Why? Because one of the biggest drivers behind the drop in gas prices is the rise in directional drilling and hydraulic fracturing (“fracking”) here at home. While the government is busy micromanaging the energy industry — trying to saddle it with more regulations while showering favors on so-called “green” companies — the free market is showing how to actually get things done.
Indeed, the country is in the midst of its own oil boom. Drilling and fracking has supported millions of new jobs, including geologists, engineers, rig workers, truck drivers, pipe welders and others. And not just in the energy industry itself: In states with increased production, there’s more demand for restaurants, repair shops, hardware stores, hotels, box stores and laundromats, among other things.
Then we have what government is doing: trying to pick winners and losers itself — and doing a very bad job of it.
Take Solyndra. “The future is here,” President Obama said of this solar-cell manufacturing firm. Perhaps his rosy prediction had something to do with the fact that Solyndra was backed by George Kaiser, a major campaign contributor to the Democrats. Whatever the reason, Solyndra received a $535 million loan guarantee as part of the president’s 2009 stimulus package, and the administration promised thousands of jobs would result.
Solyndra closed its doors in 2011.
“The situation was a microcosm of the worst of government favoritism,” writes energy expert Nicolas Loris in “Opportunity for All, Favoritism to None,” a new policy guidebook. “The well-connected navigate the regulatory process with remarkable ease and socialize the risk of their private endeavors.”
Better transparency would help protect taxpayer dollars from this kind of waste, but we need more. These cozy relationships between lobbyists and the federal government shouldn’t exist in the first place, but we can’t end them without ending the bad policies that fostered them in the first place.
Take the Renewable Fuel Standard. It requires refiners to blend billions of gallons of ethanol into fuel each year. Most of that ethanol comes from corn. That helps inflate gas prices, but it costs us in more ways than that.
Ethanol, after all, is less efficient and causes long-term damage in small engines. Worse, because corn is a staple in diets around the world, the Renewable Fuel Standard drives up food prices, both here and abroad.
Such unintended consequences help illustrate why we need to oppose bad policies so strenuously. As former Vice President Al Gore himself once said, “It’s hard once such a program is put in place to deal with the lobbies that keep it going.”
It’s clear that we need to limit government involvement in the energy sector. Among the many steps that Mr. Loris recommends:
End energy handouts. Congress should ensure that no taxpayer dollars go directly to energy production, storage, efficiency, infrastructure, or transportation for nongovernment consumers. And no special tax treatment, either.
Widen access to domestic and foreign markets. Open federal lands and waters that are currently off-limits to exploration and development.
Repeal the Renewable Fuel Standard. Stand up to big agribusiness.
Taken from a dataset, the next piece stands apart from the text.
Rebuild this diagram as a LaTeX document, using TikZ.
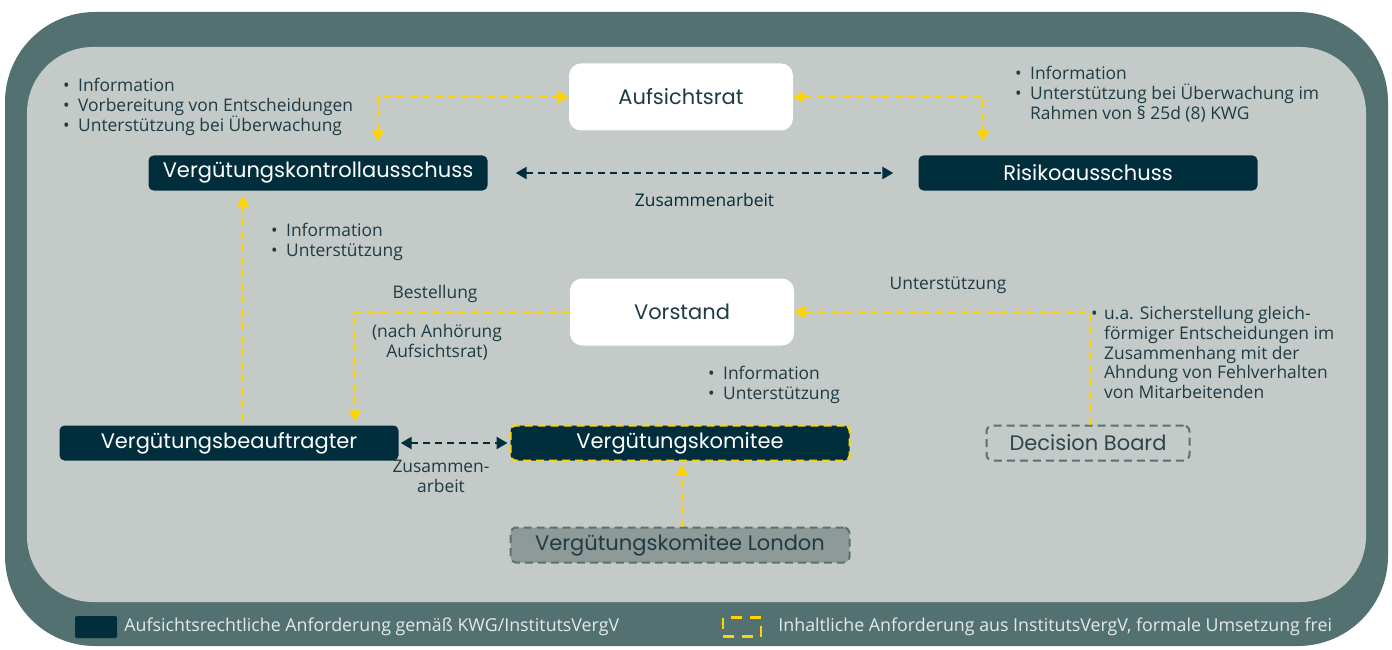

Prevent new efficiency mandates and restructure existing ones. Consumers can make those choices by themselves, and the government should not override their choices by nudging them toward its preferred outcome.
Prohibit regulations that drive out energy sources for little to no environmental benefit. For instance, the Environmental Protection Agency has set greenhouse gas emission regulations so stringent that they effectively prohibit construction of new coal-fired power plants. This will needlessly drive up energy costs for American families.
There are other ways to improve our energy policy, but they boil down to one thing: letting the market work with minimal interference from Washington. As the price at the pump has been proving, we all stand to win when we decide — not bureaucrats.